Andy Jones reviews White Glue, the sophomore effort from Wrangler, which builds on the experimental foundations of their debut whilst tackling a broader range of genres…

MEMETUNE
This sort of ‘electronic supergroup’ features former Cabaret Voltaire member Stephen Mallinder, Tunng’s Phil Winter and Ben ‘Benge’ Edwards, who owns one of the finest analogue synth collections in the UK. The band’s debut album, LA Spark (2014), saw the trio aiming to use a different one of Edwards’ vintage machines on each song, as an over-arching recording concept, and the results of the experiment were mesmerising.
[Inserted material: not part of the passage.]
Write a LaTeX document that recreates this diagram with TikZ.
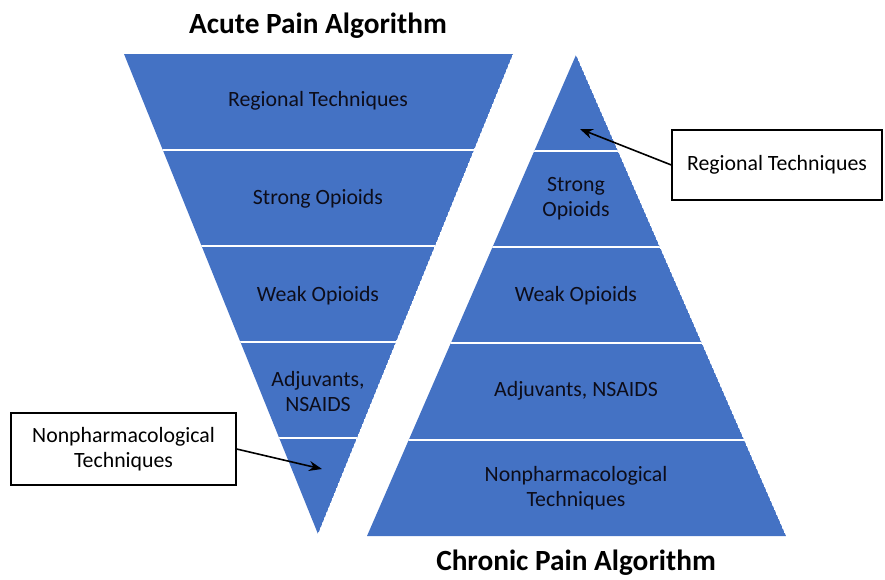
\documentclass[tikz,border=0pt]{standalone}
\usepackage{fontspec}
\setmainfont{Carlito}
\usetikzlibrary{positioning,calc,arrows.meta}
\definecolor{bandblue}{HTML}{4472C4}
\definecolor{inktext}{HTML}{0D0D1A}

\tikzset{
	band/.style={fill=bandblue},
	sepline/.style={draw=white, line width=2.5pt},
	lbl/.style={font=\fontsize{21.8}{25}\selectfont, text=inktext, align=center},
	ttl/.style={font=\fontsize{29.3}{34}\selectfont\bfseries},
	callout/.style={rectangle, draw=black, line width=1.3pt, fill=white, align=center, font=\fontsize{21.8}{25}\selectfont},
	pointer/.style={-{Stealth[length=13pt,width=10pt]}, line width=1.6pt},
}

\begin{document}
\begin{tikzpicture}[x=1pt,y=-1pt]
		\useasboundingbox (0,0) rectangle (885,579);
		
		% acute: inverted triangle
		\begin{scope}
			\clip (124,54) -- (513,54) -- (318,534) -- cycle;
			\fill[band] (124,54) -- (513,54) -- (318,534) -- cycle;
			\foreach \y in {150,246,342,438}
				\draw[sepline] (100,\y) -- (540,\y);
		\end{scope}
		
		% chronic: upright triangle
		\begin{scope}
			\clip (576,55) -- (786,536) -- (367,536) -- cycle;
			\fill[band] (576,55) -- (786,536) -- (367,536) -- cycle;
			\foreach \y in {151,247,343,440}
				\draw[sepline] (340,\y) -- (810,\y);
		\end{scope}
		
		\node[ttl] (acute) at (318,26) {Acute Pain Algorithm};
		\node[ttl] (chronic) at (576,563) {Chronic Pain Algorithm};
		
		\node[lbl] (aReg) at (318,101) {Regional Techniques};
		\node[lbl] (aStrong) at (318,199) {Strong Opioids};
		\node[lbl] (aWeak) at (318,296) {Weak Opioids};
		\node[lbl] (aAdj) at (318,391) {Adjuvants,\\NSAIDS};
		\coordinate (aNon) at (322,469);
		
		\coordinate (cReg) at (580,129);
		\node[lbl] (cStrong) at (576,199) {Strong\\Opioids};
		\node[lbl] (cWeak) at (576,296) {Weak Opioids};
		\node[lbl] (cAdj) at (576,391) {Adjuvants, NSAIDS};
		\node[lbl] (cNon) at (576,488) {Nonpharmacological\\Techniques};
		
		\node[callout, minimum width=210pt, minimum height=70pt] (boxReg) at (777,165) {Regional Techniques};
		\node[callout, minimum width=225pt, minimum height=72pt] (boxNon) at (123.5,449) {Nonpharmacological\\Techniques};
		
		\draw[pointer] (boxReg.west) -- (cReg);
		\draw[pointer] (boxNon.east) -- (aNon);
	\end{tikzpicture}
\end{document}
This follow-up sees them eschewing any self-imposed conceptual constraints and taking aim at a broader range of genres.
The album’s opener, Alpha Omega, and Clockwork layer heaps of electronic atmosphere on top of Mallinder’s affected vocals and combination is perhaps where Wrangler work best. Latter-period Cabaret Voltaire fans will lap up the like of Dirty and Stop, where funk and guitar swirl in and out behind Mallinder’s distinctive vocals. Overall, Wrangler are an updated techno version of ‘the Cabs’ – of course they are – who work best when the machines rock, which thankfully, on tracks like Real Life, they often do.